I thought about lying. I could have convinced myself it was for his own good, that I fibbed to protect him. But I couldn’t do it. Something like, “our bosses made us come here,” probably would have done the trick, but that’s not how it went down and I couldn’t tell him that it was.

Maybe I’d tell him a story. Kids love stories, and I could spin it to leave him with any lesson I wanted. I could tell him the story of Bob Bevilacqua, a walk-on that Parrotta ran into the ground and told he would only be a practice player, there to push the others but not to get in the games.

During a blowout against Rider one day, Parrotta put Bevilacqua into the game, and the team played much better. The walk-on was in there again 12 days later when Niagara came into the Koessler Athletic Center, where “Drinks” – the nickname Parrotta gave him in Italy, knowing, as a fluent Italian speaker, that his last name translates to “drinking water” – connected on a huge three-pointer late in the game to give a struggling team and coach a much-needed victory over its arch rival.
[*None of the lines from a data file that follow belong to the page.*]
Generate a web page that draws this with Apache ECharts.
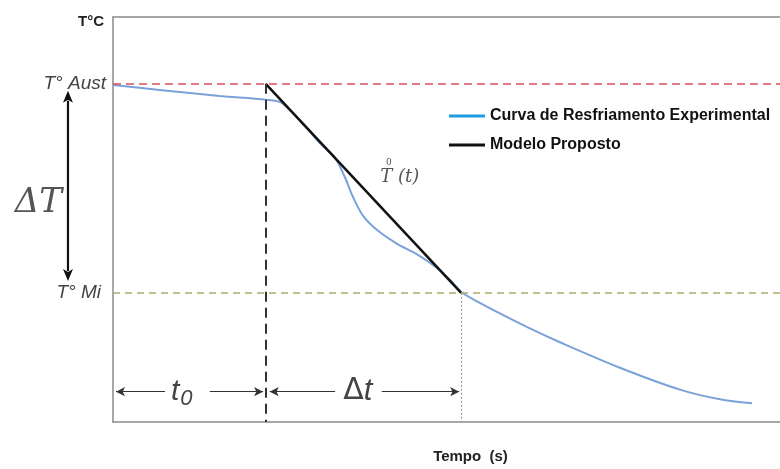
<!DOCTYPE html>
<html>
<head>
<meta charset="utf-8">
<script src="https://cdn.jsdelivr.net/npm/echarts@6/dist/echarts.min.js"></script>
<style>
  html, body { margin: 0; padding: 0; background: #fff; }
  #chart { width: 780px; height: 469px; }
</style>
</head>
<body>
<div id="chart"></div>
<script>
// time (arbitrary units) and temperature (arbitrary units)
const curveTime = [0, 7, 16, 22.9, 25.3, 28.8, 31, 33.3, 34.8, 36, 37.5, 39.6, 42.6, 45.6, 48.6, 51, 52.2, 55, 58, 62.5, 67, 76, 85, 91, 95.8]
const curveTemp = [83.2, 82, 80.5, 79.6, 78.8, 73, 68.9, 65.2, 60.3, 55.5, 50.9, 47.4, 44, 41.4, 38, 34.3, 32.1, 29.4, 26.8, 23.1, 19.7, 13.4, 8, 5.6, 4.6]
const modelTime = [22.9, 52.2]
const modelTemp = [83.5, 31.9]
const tAust = 83.5
const tMi = 31.9
const t0 = 22.9
const t1 = 52.2

const curveName = 'Curva de Resfriamento Experimental'
const modelName = 'Modelo Proposto'

const chart = echarts.init(document.getElementById('chart'))

const curveData = curveTime.map((t, i) => [t, curveTemp[i]])
const modelData = modelTime.map((t, i) => [t, modelTemp[i]])

const arrowY = 7.5
const labelColor = '#444'
const frame = { show: true, lineStyle: { color: '#8a8a8a', width: 1.5 } }

chart.setOption({
  animation: false,
  grid: { left: 113, right: 0, top: 17, bottom: 41 },
  legend: {
    orient: 'vertical',
    left: 444, top: 103,
    itemWidth: 36, itemHeight: 3, itemGap: 13,
    icon: 'rect',
    textStyle: { fontFamily: 'Liberation Sans', fontWeight: 'bold', fontSize: 16, color: '#111' },
    data: [
      { name: curveName, itemStyle: { color: '#1f9ce0' } },
      { name: modelName, itemStyle: { color: '#111' } }
    ]
  },
  xAxis: [
    {
      type: 'value', min: 0, max: 100,
      name: 'Tempo  (s)', nameLocation: 'middle', nameGap: 27,
      nameTextStyle: { fontFamily: 'Liberation Sans', fontWeight: 'bold', fontSize: 15, color: '#222', padding: [0, 0, 0, 48] },
      axisLine: frame,
      axisTick: { show: false }, axisLabel: { show: false }, splitLine: { show: false }
    },
    {
      type: 'value', min: 0, max: 100, position: 'top',
      axisLine: frame,
      axisTick: { show: false }, axisLabel: { show: false }, splitLine: { show: false }
    }
  ],
  yAxis: {
    type: 'value', min: 0, max: 100,
    axisLine: frame,
    axisTick: { show: false }, axisLabel: { show: false }, splitLine: { show: false }
  },
  series: [
    {
      name: curveName,
      type: 'line',
      data: curveData,
      smooth: 0.3,
      showSymbol: false,
      z: 3,
      lineStyle: { color: '#7aa2d8', width: 2 },
      itemStyle: { color: '#7aa2d8' },
      markLine: {
        silent: true,
        symbol: ['none', 'none'],
        animation: false,
        data: [
          {
            yAxis: tAust,
            lineStyle: { color: '#d9505a', type: [8, 5], width: 1.5 },
            label: { show: true, position: 'start', distance: 7, formatter: 'T° Aust',
              fontFamily: 'Liberation Sans', fontStyle: 'italic', fontSize: 19, color: labelColor }
          },
          {
            yAxis: tMi,
            lineStyle: { color: '#a9ad6a', type: [7, 5], width: 1.5 },
            label: { show: true, position: 'start', distance: 12, formatter: 'T° Mi',
              fontFamily: 'Liberation Sans', fontStyle: 'italic', fontSize: 19, color: labelColor }
          },
          [
            { coord: [t0, tAust], lineStyle: { color: '#333', type: [10, 6], width: 2 }, label: { show: false } },
            { coord: [t0, 0] }
          ],
          [
            { coord: [t1, tMi], lineStyle: { color: '#999', type: [2, 2], width: 1.2 }, label: { show: false } },
            { coord: [t1, 0] }
          ],
          // t0 horizontal arrow pieces
          [
            { coord: [0.45, arrowY], symbol: 'arrow', symbolSize: [7, 9], lineStyle: { color: '#333', type: 'solid', width: 1.2 }, label: { show: false } },
            { coord: [7.8, arrowY], symbol: 'none' }
          ],
          [
            { coord: [14.5, arrowY], symbol: 'none', lineStyle: { color: '#333', type: 'solid', width: 1.2 }, label: { show: false } },
            { coord: [22.5, arrowY], symbol: 'arrow', symbolSize: [7, 9] }
          ],
          // Δt horizontal arrow pieces
          [
            { coord: [23.5, arrowY], symbol: 'arrow', symbolSize: [7, 9], lineStyle: { color: '#333', type: 'solid', width: 1.2 }, label: { show: false } },
            { coord: [33.3, arrowY], symbol: 'none' }
          ],
          [
            { coord: [40.3, arrowY], symbol: 'none', lineStyle: { color: '#333', type: 'solid', width: 1.2 }, label: { show: false } },
            { coord: [51.9, arrowY], symbol: 'arrow', symbolSize: [7, 9] }
          ]
        ]
      },
      markPoint: {
        silent: true,
        symbol: 'circle',
        symbolSize: 0,
        animation: false,
        data: [
          {
            coord: [10.3, arrowY],
            label: { show: true, position: 'inside', formatter: '{t|t}{s|0}',
              rich: {
                t: { fontFamily: 'Liberation Sans', fontStyle: 'italic', fontSize: 30, color: labelColor },
                s: { fontFamily: 'Liberation Sans', fontStyle: 'italic', fontSize: 22, color: labelColor, verticalAlign: 'bottom', padding: [14, 0, 0, 1] }
              } }
          },
          {
            coord: [36.7, arrowY],
            label: { show: true, position: 'inside', formatter: '{d|Δ}{t|t}',
              rich: {
                d: { fontFamily: 'DejaVu Sans', fontSize: 30, color: labelColor },
                t: { fontFamily: 'Liberation Sans', fontStyle: 'italic', fontSize: 31, color: labelColor }
              } }
          },
          {
            coord: [43.0, 61.6],
            label: { show: true, position: 'inside', align: 'center', formatter: '{s|0}\n{m|T (t)}',
              rich: {
                s: { fontFamily: 'DejaVu Serif', fontSize: 9, color: '#555', padding: [0, 22, 0, 0], lineHeight: 9 },
                m: { fontFamily: 'DejaVu Serif', fontStyle: 'italic', fontSize: 18, color: '#555', lineHeight: 20 }
              } }
          }
        ]
      }
    },
    {
      name: modelName,
      type: 'line',
      data: modelData,
      showSymbol: false,
      z: 4,
      lineStyle: { color: '#111', width: 2.5 },
      itemStyle: { color: '#111' }
    }
  ]
})

// ΔT double arrow sits left of the axis, outside the grid, so it is drawn as graphic
const dT = { x: -6.75, top: 81.8, bottom: 34.8, labelX: -11.2, labelY: 54 }
const pTop = chart.convertToPixel({ xAxisIndex: 0, yAxisIndex: 0 }, [dT.x, dT.top])
const pBot = chart.convertToPixel({ xAxisIndex: 0, yAxisIndex: 0 }, [dT.x, dT.bottom])
const pLab = chart.convertToPixel({ xAxisIndex: 0, yAxisIndex: 0 }, [dT.labelX, dT.labelY])
const head = 12, half = 5

chart.setOption({
  graphic: [
    {
      type: 'text', left: 78, top: 14,
      style: { text: 'T°C', font: 'bold 15px "Liberation Sans"', fill: '#222' }
    },
    {
      type: 'line',
      shape: { x1: pTop[0], y1: pTop[1] + head - 2, x2: pBot[0], y2: pBot[1] - head + 2 },
      style: { stroke: '#111', lineWidth: 2.2 }
    },
    {
      type: 'polygon',
      shape: { points: [[pTop[0], pTop[1]], [pTop[0] - half, pTop[1] + head], [pTop[0], pTop[1] + head - 3], [pTop[0] + half, pTop[1] + head]] },
      style: { fill: '#111' }
    },
    {
      type: 'polygon',
      shape: { points: [[pBot[0], pBot[1]], [pBot[0] - half, pBot[1] - head], [pBot[0], pBot[1] - head + 3], [pBot[0] + half, pBot[1] - head]] },
      style: { fill: '#111' }
    },
    {
      type: 'text', x: pLab[0], y: pLab[1],
      style: { text: 'ΔT', font: 'italic 34px "DejaVu Serif"', fill: '#555', align: 'center', verticalAlign: 'middle' }
    }
  ]
})

window.onresize = function () {
  chart.resize()
}
</script>
</body>
</html>
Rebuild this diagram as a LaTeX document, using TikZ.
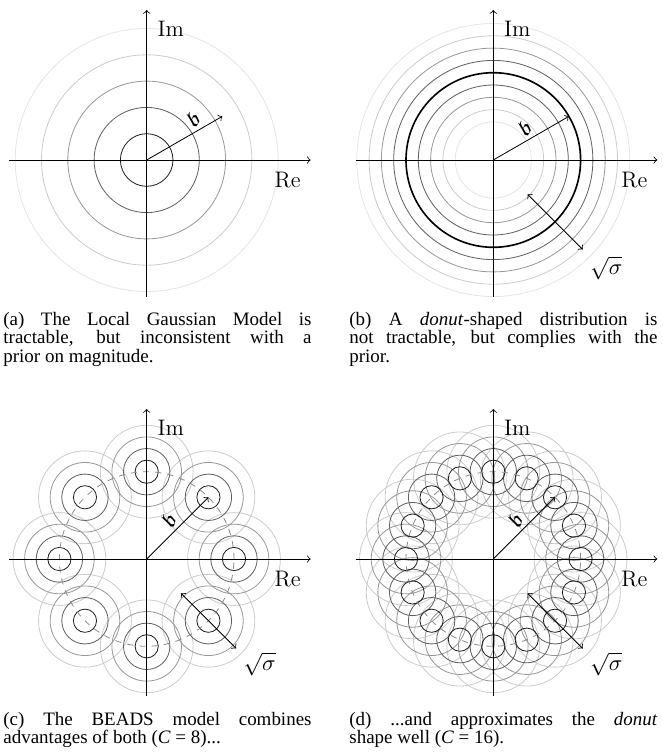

I had some quotes from Drinks in my backpack that would have been great to pull out. He said he feels lucky to have played for Coach Parrotta. “My future is brighter because of him” and “the way he carries himself will always serve as a model for me in my future endeavors,” were his exact words, and they would have been great for me to tell a certain inquisitive young man, but I didn’t have them in front of me.

I tried to remember what former Griff Rob Goldsberry had told me about Parrotta, that “He taught me how to become a man,” but I couldn’t remember that either.

I also wouldn’t feel right giving just one side. I’d need to balance it. For all the players who loved Parrotta and may have even shed tears upon hearing of his dismissal, some were less than warm to him. Tomas Vazquez-Simmons probably hasn’t forgotten about the six minutes he played on Senior Day last year and Rokas Gricius probably doesn’t have a ton of sympathy for a man getting the “it’s a business” speech a year after hearing it himself, when Parrotta informed him he wouldn’t have a scholarship to give Gricius for his senior season.

I opened my mouth but nothing came out. I had to say something. The game had stopped now, as four little eyes fixed themselves on me and four little ears anxiously awaited my answer.

I probably just should have told him how Parrotta still feels like a winner in big picture, for changing the lives of several men who happen to be better than the rest of us with an orange ball in their hands.

But then I finally knew what to say.

I smiled and tried to sound as adult and as reassuring as I could.

“Well, his dad’s a pretty important guy.”

Satisfied, the boy shrugged his shoulders and the two quickly returned to game, as if what felt like an hour never happened. The friend ran up to the hoop, set to its lowest level, and put up a two-handed shot that bounced off the backboard and went in.